I was shaken by the contrasting differences between how frontiersman and the Osage Indians built relationships in the 1830s and 40s vs the turn of the century when Fort Osage near Sibley Missouri was in operation. In my Fort Osage readings, the Indians were described as being fairly joyful people (but The Kansa not so much), ones that were excited for the cooperation between the white settlers and the natives. A lot of this probably has to do with a monetary stipend that was supposed to go to the Indian tribes on a monthly basis. This payment was to keep them out of trouble and sustain them in an effort to eventually move them into civilized society. Of course, Congress reneged on this in every way, and this money eventually dried up entirely (I’m sure President Andrew Jackson didn’t help either). Fast forward thirty years or so to this book, and suddenly the Osage Indians or ransacking towns and harassing settlers, stealing property and murdering people. It makes me wonder if they were provoked into this, or the years and years of shady dealings that the white settlers brought with them had boiled over to where it was no longer possible for the two groups to coexist. Perhaps a deeper look would be a good thing for me to do.

The type of soldier stationed at Fort Scott was a particular class of mounted infantry referred to as a Dragoon. Dragoons had the benefit of moving on horseback for mobility, but generally did most of their fighting on foot with infantry weapons.

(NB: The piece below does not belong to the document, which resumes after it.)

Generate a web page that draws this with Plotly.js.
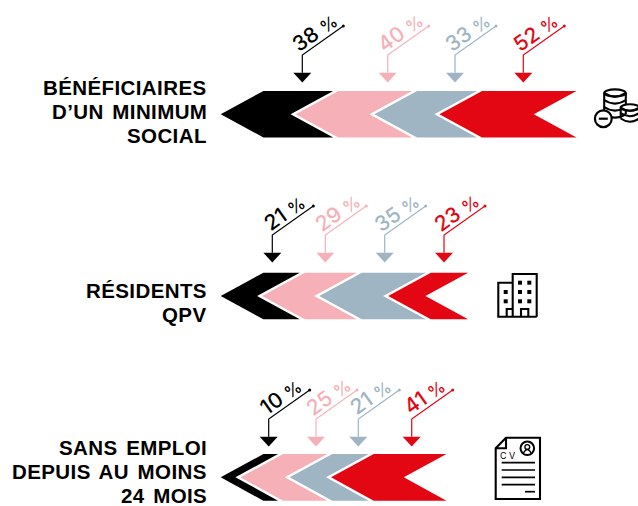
<!DOCTYPE html>
<html><head><meta charset="utf-8">
<script src="https://cdn.plot.ly/plotly-3.0.1.min.js"></script>
<style>html,body{margin:0;padding:0;background:#fff}#c{width:638px;height:506px}</style>
</head><body><div id="c"></div><script>
// ---- data
const rowNames = [["BÉNÉFICIAIRES","D’UN MINIMUM","SOCIAL"],["RÉSIDENTS","QPV"],["SANS EMPLOI","DEPUIS AU MOINS","24 MOIS"]];
const row1Values = [38,40,33,52];
const row2Values = [21,29,35,23];
const row3Values = [10,25,21,41];
const seriesColors = ["#000000","#f6b1b8","#9fb5c3","#e30613"];

// ---- layout (pixels)
const W=638,H=506,X0=220.7,K=1.97;
const GAP=5,END_CUT=8,SHOULDER=42.7;
const rowsGeom=[
 {values:row1Values,top:91,bot:137.4,labelY:[87.5,111.5,135.5],arrowX:[302.3,387.7,455,523.3],arrowTop:72.7},
 {values:row2Values,top:272.7,bot:319.3,labelY:[290,314],arrowX:[272.3,325.3,384.7,444],arrowTop:252.7},
 {values:row3Values,top:454,bot:500.7,labelY:[447.5,471.5,495],arrowX:[268.7,316,358.3,411.7],arrowTop:436.7}
];
const ux=px=>(px-X0)/K; // pixel offset -> x-axis units (percent)
const traces=[],annotations=[],shapes=[];
const FONT="Inter, 'Liberation Sans', sans-serif";
const LABELFONT="'Liberation Sans', Arial, sans-serif";

rowsGeom.forEach((r,ri)=>{
  const yc=(r.top+r.bot)/2;
  let cum=0;
  r.values.forEach((v,i)=>{
    const tip=cum; cum+=v;
    const isLast=i===r.values.length-1;
    const notch=cum-(isLast?END_CUT:GAP)/K, sh=SHOULDER/K;
    traces.push({type:"scatter",mode:"lines",fill:"toself",fillcolor:seriesColors[i],
      line:{width:0,color:seriesColors[i]},hoverinfo:"skip",showlegend:false,
      x:[tip,tip+sh,notch+sh,notch,notch+sh,tip+sh,tip],
      y:[yc,r.top,r.top,yc,r.bot,r.bot,yc]});
    // leader
    const ax=ux(r.arrowX[i]),t=r.arrowTop,elbow=t-17.7;
    traces.push({type:"scatter",mode:"lines",line:{width:1.2,color:seriesColors[i]},hoverinfo:"skip",showlegend:false,
      x:[ax,ax,ax+41/K],y:[t,elbow,elbow-29]});
    traces.push({type:"scatter",mode:"markers",marker:{size:3,color:seriesColors[i]},hoverinfo:"skip",showlegend:false,
      x:[ax+41/K],y:[elbow-29]});
    traces.push({type:"scatter",mode:"lines",fill:"toself",fillcolor:seriesColors[i],line:{width:0,color:seriesColors[i]},hoverinfo:"skip",showlegend:false,
      x:[ax-9/K,ax+9/K,ax,ax-9/K],y:[t,t,t+9.7,t]});
    annotations.push({x:ax+12/K,y:elbow-23,xref:"x",yref:"y",text:v+' <span style="font-size:17px">%</span>',showarrow:false,textangle:-35.3,
      xanchor:"center",yanchor:"middle",font:{family:FONT,size:21,weight:500,color:seriesColors[i]}});
  });
  rowNames[ri].forEach((line,li)=>{
    annotations.push({x:ux(208.5),y:r.labelY[li],xref:"x",yref:"y",
      text:'<span style="letter-spacing:0.4px;word-spacing:2.5px">'+line+'</span>',showarrow:false,xanchor:"right",yanchor:"middle",
      font:{family:LABELFONT,size:20.5,weight:700,color:"#000"}});
  });
});

// ---- icons, in paper coordinates from pixels
const px=x=>(x/W).toFixed(5), py=y=>(1-y/H).toFixed(5);
const S={color:"#000",width:2.1};
function path(d,w){shapes.push({type:"path",xref:"paper",yref:"paper",path:d,line:{color:S.color,width:w||S.width},fillcolor:"rgba(0,0,0,0)",layer:"above"});}
function seg(pts,close,w){path(pts.map((p,i)=>(i?"L":"M")+px(p[0])+","+py(p[1])).join(" ")+(close?" Z":""),w);}
function ell(cx,cy,rx,ry,fill,w){shapes.push({type:"circle",xref:"paper",yref:"paper",x0:px(cx-rx),x1:px(cx+rx),y0:py(cy+ry),y1:py(cy-ry),
  line:{color:S.color,width:w||S.width},fillcolor:fill||"rgba(0,0,0,0)",layer:"above"});}
function rectFill(x0,y0,x1,y1){shapes.push({type:"rect",xref:"paper",yref:"paper",x0:px(x0),x1:px(x1),y0:py(y1),y1:py(y0),line:{width:0},fillcolor:S.color,layer:"above"});}
function arc(x0,x1,y,d,w){path("M"+px(x0)+","+py(y)+" Q"+px((x0+x1)/2)+","+py(y+d)+" "+px(x1)+","+py(y),w);}
// coins
ell(615,93,10.8,3.6);
[93,100,107,114].forEach(y=>arc(604.2,625.8,y,7.2));
seg([[604.2,93],[604.2,114]]);seg([[625.8,93],[625.8,114]]);
ell(630,107.5,9.3,3.2,"#fff");
[107.5,113,118.5].forEach(y=>arc(620.7,639.3,y,6.4));
seg([[620.7,107.5],[620.7,118.5]]);
ell(603.3,118.7,8.4,8.4,"#fff",2.2);
seg([[598.8,118.7],[607.8,118.7]],false,2.2);
// building
seg([[512.7,316.7],[512.7,274],[536.7,274],[536.7,316.7]],false);
seg([[512.7,282.7],[498.3,282.7],[498.3,316.7],[536.7,316.7]],false);
seg([[506.7,316.7],[506.7,309],[512.7,309]],false);
seg([[521,316.7],[521,309],[528.3,309],[528.3,316.7]],false);
[[520,282.7],[529.3,282.7],[520,292],[529.3,292],[520,301.3],[529.3,301.3],[505.7,292],[505.7,301.3]].forEach(p=>rectFill(p[0]-2,p[1]-2,p[0]+2,p[1]+2));
// CV
seg([[506,437.7],[540,437.7],[540,499],[495.7,499],[495.7,448.3]],true);
seg([[506,437.7],[506,448.3],[495.7,448.3]],false);
ell(527.3,448.3,6.8,6.8,null,2);
ell(527.3,447,2.4,2.4,null,1.4);
arc(523.5,531.1,453,-7,1.4);
[462.7,470,477.3,484.7].forEach(y=>seg([[501.7,y],[535,y]],false,1.7));
seg([[525,491.7],[535,491.7]],false,1.7);
annotations.push({x:ux(507),y:455,xref:"x",yref:"y",text:"C V",showarrow:false,xanchor:"center",yanchor:"middle",
  font:{family:FONT,size:9,color:"#000"}});

Plotly.newPlot("c",traces,{
  width:W,height:H,margin:{l:0,r:0,t:0,b:0},paper_bgcolor:"#fff",plot_bgcolor:"#fff",showlegend:false,
  xaxis:{range:[ux(0),ux(W)],visible:false,fixedrange:true},
  yaxis:{range:[H,0],visible:false,fixedrange:true},
  annotations,shapes
},{staticPlot:true,displayModeBar:false});
</script></body></html>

Outside of protecting frontiersman from Indians and your typical outlaws and brigands, they were usually dispatched to protect people on the various trails leading into areas such as Texas and New Mexico. As for the Dragoons at Fort Scott, the last expedition they participated in was a trip into the Rocky Mountains to basically intimidate Indians in the area. This later paved the way for an all out war with Mexico that ultimately lead in America’s conquest of modern day New Mexico and California. Note that the Mexican War was the place where many noted Civil War generals first got battle experience. This shifted the so called “frontier” drastically to the West and altered the importance of Kansas territory in the grand scheme of things in terms of American settlement.

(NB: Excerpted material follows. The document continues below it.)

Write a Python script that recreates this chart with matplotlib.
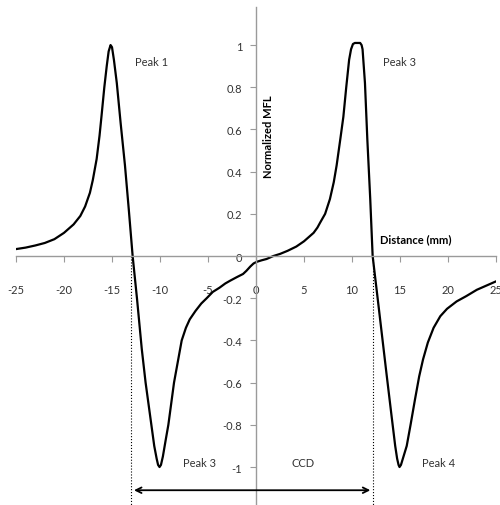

All in all, this was a very informative book on Fort Scott, it thoroughly explained every point in the fort’s history that had any sort of importance and was chock full of beautiful photographs if available, or artist renderings to convey the information within. Considering the size of the book, it’s a very quick read; an average reader can blow through it in one or two sittings. That said, the book does not feel anemic in any way – the entire history of the Fort is explained thoroughly and there were no points where I was left looking for blanks to be filled in. This book can be purchased at the Fort or is also easily accessible via Amazon to which there are used copies that are very cheap. Truthfully, I probably paid more than I should have, but with many of these books that I’ve been reading, it was an impulse buy at the museum itself.